Während solche Nachproduktionen erfolgreicher Rhythm-and-Blues-Titel zunächst noch voll und ganz an den Produktionsnormen und der Ästhetik der Tin-Pan-Alley-Schlagerfabrik (Tin Pan Alley) orientiert waren, versuchten sowohl Bill Haley als auch vor allem Elvis Presley die Eigenheiten der schwarzen Originale zu imitieren und deren rhythmisch-betonte Intensität mit der starken Hervorhebung des Beat, die Gesangstechnik des Shouting (Shout), ihren aggressiven und aufreizenden Sound einzubeziehen.

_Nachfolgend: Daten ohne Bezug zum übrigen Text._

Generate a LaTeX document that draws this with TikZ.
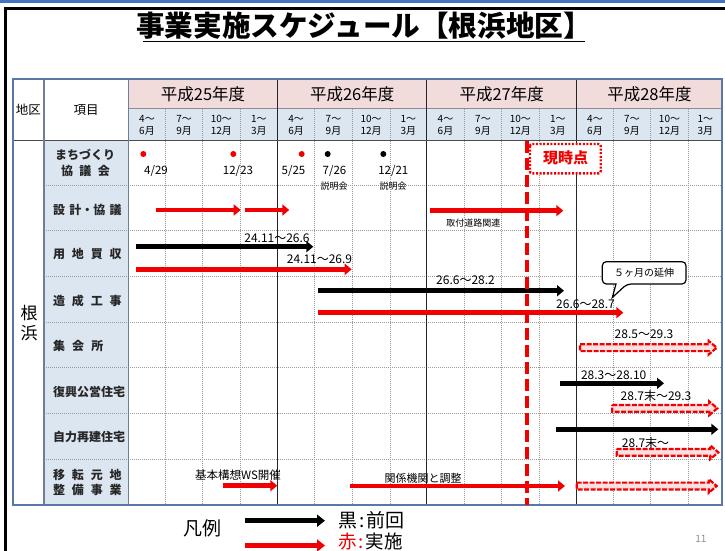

Damit wurde die Ästhetik der schwarzen Musik zu einem immer beherrschenderen Faktor auf dem Popsektor und fand in den weißen amerikanischen Jugendlichen eine neue soziale Basis.
 
Für die möglichst stilgetreuen Imitationen des schwarzen Rhythm and Blues durch weiße Sänger ursprünglich aus der Country-and-Western-Tradition des Südens wie Elvis Presley, Carl Perkins (1932-1998) und Jerry Lee Lewis (* 1935) kam damals auch die Bezeichnung Rockabilly auf. Mit einer stilistischen Synthese von Country and Western und Rhythm and Blues, wie der Rock 'n' Roll oft insgesamt, zwar erheblich verzerrt und damit falsch, aber weitverbreitet definiert wird, hatte aber auch das nichts zu tun. Vielmehr handelte es sich um eine Koppelung beider Traditionen durch die Tonträgerindustrie, denn derartige Rhythm-and-Blues-Imitationen erschienen auf Singles häufig mit einem Country-and-Western-Song auf der Rückseite.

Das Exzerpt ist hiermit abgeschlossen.